I showed up to the party around midnight. When I got there everyone was already fucked out of their minds on mephadrone (which, by the way, I’ve decided is EVIL). They were literally so high their entire bodies were vibrating. Scary. Not to mention the house was a complete disaster. The floors were covered in discarded clothes and furniture, left behind by the squat’s final occupants. Couches were overturned. The walls were scattered with paint and messy marker drawings. So basically it looked pretty much identical to how it did when I lived there.
As I walked through the house I felt the strange sensation that everyone was staring at me. At first I assumed I must be paranoid, but after about ten minutes of being scrutinized by dilated pupils, I decided to ask my friend James what was up.
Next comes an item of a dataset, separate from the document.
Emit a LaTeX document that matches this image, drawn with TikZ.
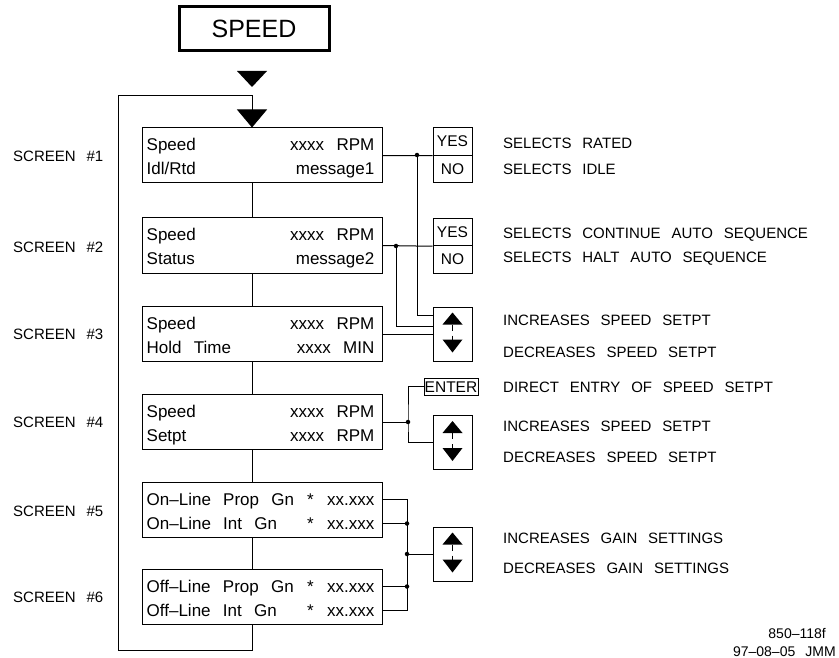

“Why is everyone acting so weird?” I asked him.
“Uh… I’ve got something I’ve to tell you,” he gurned. “Before you got here we were sort of tearing the house apart, looking for anything interesting that might have been left behind. Then someone turned over the couch, and underneath we found… umm… your old diary.”
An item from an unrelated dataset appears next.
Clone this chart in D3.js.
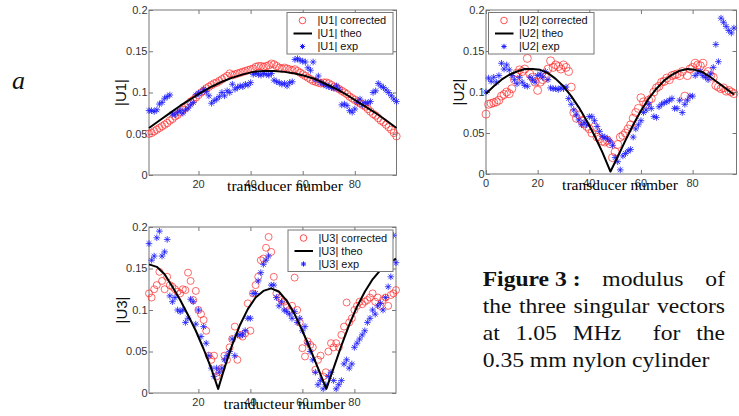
<!DOCTYPE html>
<html>
<head>
<meta charset="utf-8">
<script src="https://cdn.jsdelivr.net/npm/d3@7"></script>
<style>
  body { margin: 0; background: #fff; }
  svg { display: block; }
  .tick-label { font-family: "Liberation Sans", Arial, sans-serif; font-size: 11px; fill: #333; }
  .legend-text { font-family: "Liberation Sans", Arial, sans-serif; font-size: 11px; fill: #111; }
  .ylab { font-family: "Liberation Sans", Arial, sans-serif; font-size: 15px; fill: #111; }
  .xlab { font-family: "Liberation Serif", "Times New Roman", serif; font-size: 15.5px; fill: #000; }
  .caption { font-family: "Liberation Serif", "Times New Roman", serif; font-size: 20px; fill: #111; }
  .letter { font-family: "Liberation Serif", "Times New Roman", serif; font-style: italic; font-size: 26px; fill: #111; }
</style>
</head>
<body>
<svg id="fig" width="739" height="416"></svg>
<script>
// ---- data ----
var u1Corrected = [0.050,0.051,0.053,0.055,0.057,0.059,0.061,0.063,0.066,0.068,0.071,0.073,0.076,0.079,0.082,0.086,0.089,0.091,0.094,0.097,
  0.100,0.102,0.105,0.107,0.109,0.111,0.112,0.114,0.116,0.118,0.120,0.123,0.121,0.122,0.123,0.124,0.125,0.126,0.127,0.128,
  0.129,0.131,0.132,0.132,0.131,0.132,0.133,0.135,0.134,0.132,0.130,0.129,0.130,0.129,0.128,0.127,0.128,0.126,0.124,0.122,
  0.120,0.118,0.116,0.114,0.113,0.112,0.111,0.112,0.112,0.111,0.109,0.107,0.106,0.104,0.102,0.100,0.098,0.095,0.093,0.091,
  0.089,0.087,0.085,0.083,0.080,0.077,0.074,0.072,0.069,0.066,0.064,0.061,0.058,0.055,0.051,0.047];
var u1Exp = [0.078,0.078,0.077,0.079,0.086,0.088,0.093,0.095,0.097,0.074,0.073,0.076,0.078,0.075,0.079,0.081,0.085,0.088,0.097,0.099,
  0.100,0.104,0.101,0.096,0.087,0.090,0.092,0.095,0.100,0.096,0.102,0.100,0.110,0.104,0.106,0.108,0.107,0.110,0.109,0.112,
  0.122,0.123,0.122,0.121,0.123,0.122,0.121,0.123,0.115,0.113,0.112,0.110,0.111,0.108,0.112,0.113,0.140,0.141,0.139,0.138,
  0.137,0.130,0.127,0.137,0.115,0.120,0.112,0.110,0.108,0.107,0.106,0.105,0.108,0.104,0.085,0.086,0.084,0.078,0.076,0.080,
  0.088,0.092,0.085,0.088,0.087,0.089,0.100,0.102,0.111,0.108,0.106,0.103,0.100,0.096,0.092,0.089];
var u1TheoX = [1,5,9,13,17,21,25,29,33,37,41,45,49,53,57,61,65,69,73,77,81,85,89,93,96];
var u1TheoY = [0.057,0.066,0.075,0.084,0.092,0.100,0.107,0.113,0.118,0.122,0.125,0.126,0.126,0.125,0.123,0.120,0.116,0.110,0.104,0.097,
  0.089,0.081,0.073,0.064,0.057];

var u2Corrected = [0.073,0.085,0.086,0.087,0.088,0.090,0.095,0.097,0.100,0.098,0.104,0.115,0.123,0.127,0.125,0.128,0.141,0.122,0.118,0.112,
  0.102,0.112,0.115,0.118,0.128,0.138,0.130,0.133,0.131,0.128,0.133,0.130,0.125,0.106,0.075,0.068,0.072,0.065,0.061,0.058,
  0.055,0.050,0.057,0.045,0.043,0.040,0.039,0.041,0.037,0.020,0.027,0.036,0.045,0.047,0.050,0.055,0.060,0.068,0.075,0.080,
  0.093,0.088,0.085,0.090,0.092,0.100,0.105,0.107,0.112,0.113,0.117,0.115,0.120,0.121,0.122,0.120,0.125,0.095,0.120,0.128,
  0.130,0.135,0.133,0.132,0.135,0.122,0.125,0.120,0.118,0.108,0.106,0.104,0.105,0.101,0.102,0.100,0.098];
var u2Exp = [0.100,0.117,0.113,0.118,0.112,0.120,0.135,0.128,0.133,0.127,0.120,0.115,0.110,0.118,0.112,0.108,0.107,0.118,0.115,0.112,
  0.120,0.122,0.118,0.125,0.115,0.105,0.104,0.104,0.103,0.105,0.104,0.106,0.092,0.085,0.078,0.072,0.066,0.060,0.063,0.060,
  0.070,0.070,0.065,0.058,0.052,0.046,0.045,0.043,0.040,0.035,0.020,0.015,0.005,0.022,0.025,0.028,0.030,0.045,0.055,0.060,
  0.065,0.075,0.078,0.085,0.080,0.070,0.069,0.082,0.085,0.087,0.088,0.090,0.092,0.080,0.080,0.090,0.075,0.085,0.090,0.095,
  0.095,0.120,0.123,0.125,0.120,0.118,0.115,0.122,0.130,0.158,0.137,0.190,0.185,0.180,0.175,0.172,0.178];
var u2TheoX = [0,3,6,9,12,15,18,21,24,27,30,33,36,39,42,45,48.2,51,54,57,60,63,66,69,72,75,78,81,84,87,90,93,96];
var u2TheoY = [0.098,0.107,0.115,0.121,0.125,0.128,0.128,0.127,0.123,0.116,0.107,0.095,0.081,0.065,0.047,0.027,0.003,0.021,0.041,0.060,
  0.077,0.092,0.104,0.114,0.121,0.126,0.128,0.127,0.124,0.118,0.111,0.104,0.097];

var u3Corrected = [0.120,0.115,0.125,0.130,0.146,0.135,0.125,0.140,0.130,0.128,0.125,0.122,0.120,0.125,0.124,0.145,0.135,0.112,0.123,0.100,
  0.095,0.088,0.075,0.045,0.040,0.045,0.020,0.025,0.030,0.045,0.040,0.055,0.065,0.080,0.040,0.070,0.068,0.072,0.108,0.075,
  0.120,0.130,0.140,0.160,0.162,0.175,0.188,0.170,0.140,0.120,0.115,0.112,0.110,0.105,0.100,0.105,0.139,0.100,0.085,0.054,
  0.044,0.062,0.058,0.055,0.028,0.040,0.045,0.020,0.025,0.050,0.060,0.055,0.060,0.055,0.070,0.080,0.109,0.085,0.090,0.100,
  0.105,0.110,0.107,0.110,0.112,0.115,0.120,0.110,0.115,0.105,0.112,0.115,0.105,0.118,0.120,0.124];
var u3Exp = [0.180,0.160,0.165,0.187,0.195,0.165,0.170,0.185,0.117,0.110,0.115,0.100,0.098,0.100,0.085,0.090,0.113,0.110,0.083,0.100,
  0.068,0.080,0.060,0.045,0.030,0.020,0.030,0.025,0.030,0.040,0.045,0.050,0.065,0.045,0.070,0.070,0.070,0.075,0.090,0.090,
  0.120,0.120,0.135,0.145,0.155,0.160,0.165,0.130,0.130,0.115,0.105,0.110,0.100,0.098,0.095,0.090,0.098,0.085,0.090,0.075,
  0.080,0.060,0.050,0.040,0.025,0.010,0.015,0.005,0.010,0.020,0.025,0.015,0.005,0.010,0.015,0.035,0.040,0.030,0.035,0.055,
  0.060,0.065,0.070,0.075,0.085,0.090,0.100,0.095,0.105,0.108,0.100,0.115,0.128,0.140,0.190,0.157];
var u3TheoX = [1,4,7,10,13,16,19,22,25,27.6,30,33,36,39,42,45,48,51,54,57,60,63,66,69.2,72,75,78,81,84,87,90,93,96];
var u3TheoY = [0.155,0.152,0.143,0.128,0.112,0.094,0.075,0.053,0.029,0.005,0.030,0.058,0.082,0.101,0.115,0.123,0.126,0.122,0.111,0.095,
  0.075,0.053,0.030,0.005,0.030,0.057,0.082,0.104,0.122,0.137,0.148,0.156,0.162];

var yTicks = [0, 0.05, 0.1, 0.15, 0.2];
var yTickLabels = ["0", "0.05", "0.1", "0.15", "0.2"];

var captionLines = [
  [{t: "Figure 3 :", b: true}, {t: "modulus"}, {t: "of"}],
  [{t: "the"}, {t: "three"}, {t: "singular"}, {t: "vectors"}],
  [{t: "at"}, {t: "1.05"}, {t: "MHz"}, {t: ""}, {t: "for"}, {t: "the"}],
  [{t: "0.35 mm nylon cylinder"}]
];

var svg = d3.select("#fig");

function starPath(r){
  var d = r * 0.72;
  return "M" + (-r) + ",0h" + (2 * r) + "M0," + (-r) + "v" + (2 * r) +
    "M" + (-d) + "," + (-d) + "l" + (2 * d) + "," + (2 * d) +
    "M" + (-d) + "," + d + "l" + (2 * d) + "," + (-2 * d);
}

function panel(o){
  var x = d3.scaleLinear().domain(o.xDomain).range([o.left, o.right]);
  var y = d3.scaleLinear().domain([0, 0.2]).range([o.bottom, o.top]);
  var g = svg.append("g");

  // frame with inward ticks on all sides
  g.append("rect")
      .attr("x", o.left).attr("y", o.top)
      .attr("width", o.right - o.left).attr("height", o.bottom - o.top)
      .attr("fill", "#fff").attr("stroke", "#777").attr("stroke-width", 1);

  var axB = d3.axisBottom(x).tickValues(o.xTicks).tickSize(-4).tickFormat("");
  var axT = d3.axisTop(x).tickValues(o.xTicks).tickSize(-4).tickFormat("");
  var axL = d3.axisLeft(y).tickValues(yTicks).tickSize(-4).tickFormat("");
  var axR = d3.axisRight(y).tickValues(yTicks).tickSize(-4).tickFormat("");
  [[axB, "translate(0," + o.bottom + ")"], [axT, "translate(0," + o.top + ")"],
   [axL, "translate(" + o.left + ",0)"], [axR, "translate(" + o.right + ",0)"]].forEach(function(a){
    var s = g.append("g").attr("transform", a[1]).call(a[0]);
    s.select(".domain").remove();
    s.selectAll("line").attr("stroke", "#777");
  });

  g.selectAll(".xtl").data(o.xTicks).enter().append("text")
      .attr("class", "tick-label")
      .attr("x", function(d){ return x(d); })
      .attr("y", o.bottom + 13)
      .attr("text-anchor", "middle")
      .text(function(d){ return d; });

  g.selectAll(".ytl").data(yTicks).enter().append("text")
      .attr("class", "tick-label")
      .attr("x", o.left - 1.5)
      .attr("y", function(d){ return y(d); })
      .attr("dy", "0.35em")
      .attr("text-anchor", "end")
      .text(function(d, i){ return yTickLabels[i]; });

  // data
  var xs = o.corrected.map(function(d, i){ return o.x0 + i; });

  g.selectAll(".corr").data(o.corrected).enter().append("circle")
      .attr("cx", function(d, i){ return x(xs[i]); })
      .attr("cy", function(d){ return y(d); })
      .attr("r", o.r)
      .attr("fill", "none")
      .attr("stroke", "#f22")
      .attr("stroke-opacity", 0.85)
      .attr("stroke-width", 0.8);

  g.selectAll(".exp").data(o.exp).enter().append("path")
      .attr("transform", function(d, i){ return "translate(" + x(xs[i]) + "," + y(d) + ")"; })
      .attr("d", starPath(3.3))
      .attr("fill", "none")
      .attr("stroke", "#1a1aff")
      .attr("stroke-opacity", 0.8)
      .attr("stroke-width", 1);

  var line = d3.line()
      .x(function(d, i){ return x(o.theoX[i]); })
      .y(function(d){ return y(d); });
  g.append("path")
      .attr("d", line(o.theoY))
      .attr("fill", "none")
      .attr("stroke", "#000")
      .attr("stroke-width", 2)
      .attr("stroke-linejoin", "round");

  // legend
  var lg = g.append("g").attr("transform", "translate(" + o.legend[0] + "," + o.legend[1] + ")");
  lg.append("rect").attr("width", o.legend[2]).attr("height", 41.5)
      .attr("fill", "#fff").attr("stroke", "#777");
  lg.append("circle").attr("cx", 15.5).attr("cy", 8).attr("r", 3.3)
      .attr("fill", "none").attr("stroke", "#f22").attr("stroke-width", 0.8);
  lg.append("line").attr("x1", 6.5).attr("x2", 25).attr("y1", 21).attr("y2", 21)
      .attr("stroke", "#000").attr("stroke-width", 2);
  lg.append("path").attr("transform", "translate(15.5,34)").attr("d", starPath(2.6))
      .attr("fill", "none").attr("stroke", "#1a1aff").attr("stroke-width", 1);
  ["corrected", "theo", "exp"].forEach(function(t, i){
    lg.append("text").attr("class", "legend-text")
        .attr("x", 30.5).attr("y", 8 + i * 13).attr("dy", "0.35em")
        .text("|" + o.name + "| " + t);
  });

  g.append("text").attr("class", "ylab")
      .attr("transform", "translate(" + o.ylabX + "," + ((o.top + o.bottom) / 2) + ") rotate(-90)")
      .attr("text-anchor", "middle")
      .text("|" + o.name + "|");

  g.append("text").attr("class", "xlab")
      .attr("x", o.xlabX).attr("y", o.bottom + 16)
      .attr("text-anchor", "middle")
      .text(o.xlab);
}

panel({name: "U1", left: 149, right: 396.5, top: 10, bottom: 175, xDomain: [1, 96], xTicks: [20, 40, 60, 80],
  x0: 1, corrected: u1Corrected, exp: u1Exp, theoX: u1TheoX, theoY: u1TheoY, r: 3.7,
  legend: [287, 12.5, 106], ylabX: 126, xlabX: 285, xlab: "transducer number"});
panel({name: "U2", left: 486, right: 736.5, top: 10, bottom: 174, xDomain: [0, 97], xTicks: [0, 20, 40, 60, 80],
  x0: 0, corrected: u2Corrected, exp: u2Exp, theoX: u2TheoX, theoY: u2TheoY, r: 4,
  legend: [488.5, 12.5, 105.5], ylabX: 464, xlabX: 620, xlab: "transducer number"});
panel({name: "U3", left: 149, right: 396, top: 227, bottom: 393, xDomain: [1, 96], xTicks: [20, 40, 60, 80],
  x0: 1, corrected: u3Corrected, exp: u3Exp, theoX: u3TheoX, theoY: u3TheoY, r: 3.5,
  legend: [288, 230, 105], ylabX: 127, xlabX: 284.5, xlab: "tranducteur number"});

// panel letter
svg.append("text")
    .attr("class", "letter")
    .attr("x", 12).attr("y", 89)
    .text("a");

// caption, justified between two edges
var capLeft = 482.7, capRight = 725, capTop = 286, capLead = 27;
var cap = svg.append("g").attr("transform", "translate(" + capLeft + ",0) scale(1.18,1)");
var capW = (capRight - capLeft) / 1.18;
captionLines.forEach(function(words, li){
  var nodes = words.map(function(w){
    return cap.append("text").attr("class", "caption")
      .attr("y", capTop + li * capLead)
      .attr("font-weight", w.b ? "bold" : null)
      .text(w.t);
  });
  var widths = nodes.map(function(n){ return n.node().getComputedTextLength(); });
  var gap = nodes.length > 1 && li < captionLines.length - 1
    ? (capW - d3.sum(widths)) / (nodes.length - 1) : 0;
  var cx = 0;
  nodes.forEach(function(n, i){
    n.attr("x", cx);
    cx += widths[i] + gap;
  });
});
</script>
</body>
</html>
“My diary?” I asked, surprised. I kept a journal growing up—from the ages of about ten to sixteen—but had no recollection of keeping a diary as recent as five years ago. “Are you sure it was mine?”
“Yeah, definitely,” he said with a look of pity on his face. “It was only about ten pages long, but we sort of, umm… read it aloud. I’m really sorry.”
When he said it I immediately went bright red. Is this real? I thought. Do things like this actually happen outside horrible teen movies starring Drew Barymore? I wanted to puke. I mean, my entire existence is pretty much based on trying to convince people that I’m really cool and aloof, not some mega-dweeb who writes down her innermost thoughts in a floral printed notepad, crying and listening to Elliott Smith. This was totally blowing my cover.
However, despite the fact that it’s immensely embarrassing, I’ve decided to post some scans from the dairy for your viewing pleasure. Basically, after some careful consideration, I realized that I admit shameful things about myself on the internet all the time. So I guess this isn’t that far off?
So (though I still have no memory of writing it), here are some of the sad/magical things I was apparently thinking about back when I was still a teenager. I’m sure all you hate-filled commenters will have a field day with this one.
Well, it’s nice to see that my male obsession has carried on into my twenties. Apparently I have a one track mind. Shame… I always thought of myself as being really deep.